■ **Material provided**
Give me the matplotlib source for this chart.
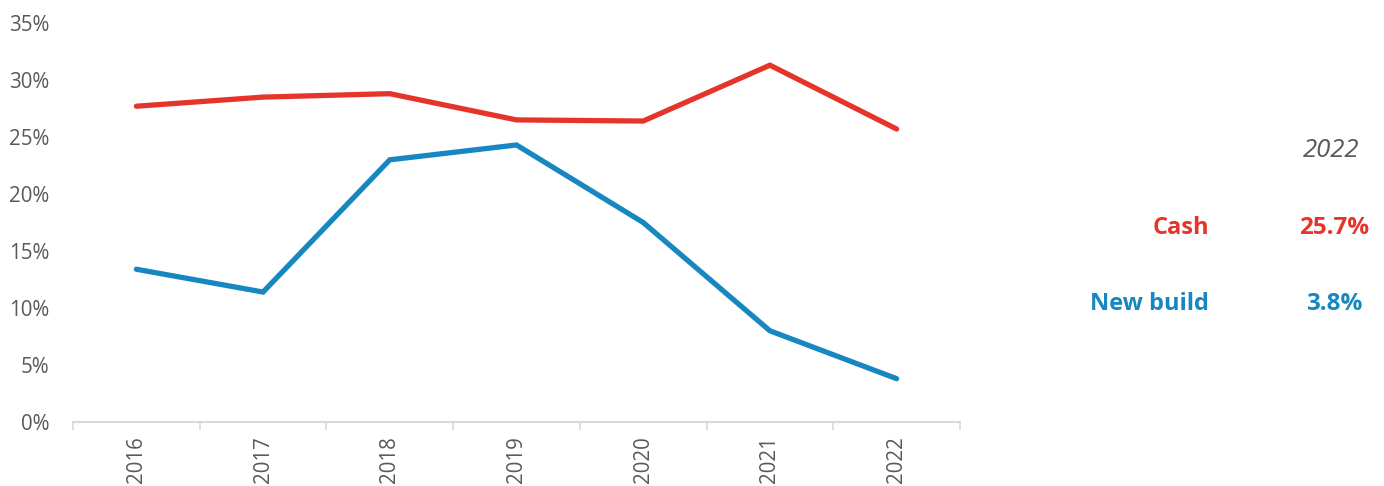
import numpy as np
import matplotlib
matplotlib.use('Agg')
import matplotlib.pyplot as plt
from matplotlib.ticker import FuncFormatter, MultipleLocator

years = ['2016', '2017', '2018', '2019', '2020', '2021', '2022']
cash = [27.7, 28.5, 28.8, 26.5, 26.4, 31.3, 25.7]
new_build = [13.4, 11.4, 23.0, 24.3, 17.5, 8.0, 3.8]

RED = '#E5352A'
BLUE = '#1787C1'
GREY = '#595959'

plt.rcParams['font.family'] = ['Open Sans', 'DejaVu Sans']

fig = plt.figure(figsize=(13.84, 4.86), dpi=100)
ax = fig.add_axes([73 / 1384, (486 - 422) / 486, (960 - 73) / 1384, (422 - 23) / 486])

x = np.arange(len(years))
ax.plot(x, cash, color=RED, lw=3.8, solid_capstyle='round', solid_joinstyle='miter')
ax.plot(x, new_build, color=BLUE, lw=3.8, solid_capstyle='round', solid_joinstyle='miter')

ax.set_xlim(-0.5, len(years) - 0.5)
ax.set_ylim(0, 35)
ax.yaxis.set_major_locator(MultipleLocator(5))
ax.yaxis.set_major_formatter(FuncFormatter(lambda v, p: f'{v:.0f}%'))

ax.set_xticks(x)
ax.set_xticklabels(years, rotation=90)
ax.set_xticks(np.arange(-0.5, len(years), 1), minor=True)
ax.tick_params(axis='x', which='major', length=0, pad=10, labelsize=14.8, labelcolor=GREY)
ax.tick_params(axis='x', which='minor', length=6, width=1.2, color='#d9d9d9')
ax.tick_params(axis='y', length=0, pad=17, labelsize=14.8, labelcolor=GREY)

for s in ['top', 'right', 'left']:
    ax.spines[s].set_visible(False)
ax.spines['bottom'].set_color('#d9d9d9')
ax.spines['bottom'].set_linewidth(1.5)

# side labels for latest year
def fy(py):
    return 1 - py / 486

fig.text(1331 / 1384, fy(150), years[-1], ha='center', va='center',
         fontsize=18.5, style='italic', color=GREY)
fig.text(1209 / 1384, fy(228), 'Cash', ha='right', va='center',
         fontsize=17, fontweight='bold', color=RED)
fig.text(1334 / 1384, fy(228), f'{cash[-1]:.1f}%', ha='center', va='center',
         fontsize=17.5, fontweight='bold', color=RED)
fig.text(1209 / 1384, fy(304), 'New build', ha='right', va='center',
         fontsize=17, fontweight='bold', color=BLUE)
fig.text(1334 / 1384, fy(304), f'{new_build[-1]:.1f}%', ha='center', va='center',
         fontsize=17.5, fontweight='bold', color=BLUE)

fig.savefig('out.png', dpi=100)
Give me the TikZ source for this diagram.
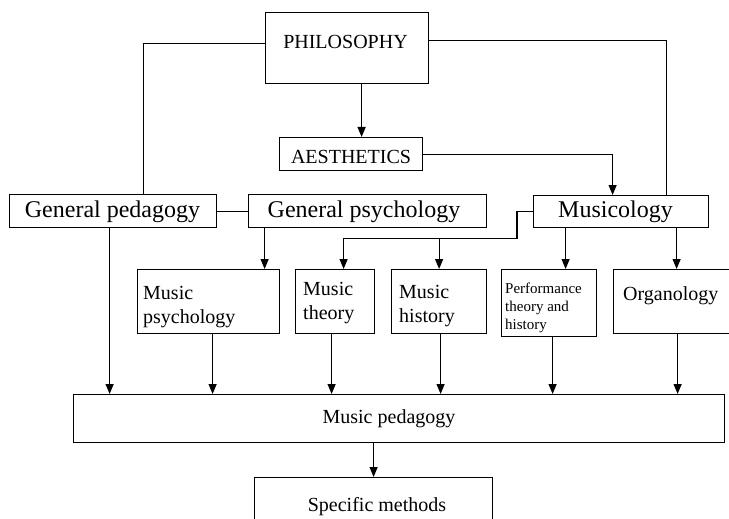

■ **What to work on**
Repeat exactly and only the lines from the start of the data above through the line that holds "return 1 - py / 486", inclusive. Pictures do not belong in the copy.

■ **Solution**
Give me the matplotlib source for this chart.
import numpy as np
import matplotlib
matplotlib.use('Agg')
import matplotlib.pyplot as plt
from matplotlib.ticker import FuncFormatter, MultipleLocator

years = ['2016', '2017', '2018', '2019', '2020', '2021', '2022']
cash = [27.7, 28.5, 28.8, 26.5, 26.4, 31.3, 25.7]
new_build = [13.4, 11.4, 23.0, 24.3, 17.5, 8.0, 3.8]

RED = '#E5352A'
BLUE = '#1787C1'
GREY = '#595959'

plt.rcParams['font.family'] = ['Open Sans', 'DejaVu Sans']

fig = plt.figure(figsize=(13.84, 4.86), dpi=100)
ax = fig.add_axes([73 / 1384, (486 - 422) / 486, (960 - 73) / 1384, (422 - 23) / 486])

x = np.arange(len(years))
ax.plot(x, cash, color=RED, lw=3.8, solid_capstyle='round', solid_joinstyle='miter')
ax.plot(x, new_build, color=BLUE, lw=3.8, solid_capstyle='round', solid_joinstyle='miter')

ax.set_xlim(-0.5, len(years) - 0.5)
ax.set_ylim(0, 35)
ax.yaxis.set_major_locator(MultipleLocator(5))
ax.yaxis.set_major_formatter(FuncFormatter(lambda v, p: f'{v:.0f}%'))

ax.set_xticks(x)
ax.set_xticklabels(years, rotation=90)
ax.set_xticks(np.arange(-0.5, len(years), 1), minor=True)
ax.tick_params(axis='x', which='major', length=0, pad=10, labelsize=14.8, labelcolor=GREY)
ax.tick_params(axis='x', which='minor', length=6, width=1.2, color='#d9d9d9')
ax.tick_params(axis='y', length=0, pad=17, labelsize=14.8, labelcolor=GREY)

for s in ['top', 'right', 'left']:
    ax.spines[s].set_visible(False)
ax.spines['bottom'].set_color('#d9d9d9')
ax.spines['bottom'].set_linewidth(1.5)

# side labels for latest year
def fy(py):
    return 1 - py / 486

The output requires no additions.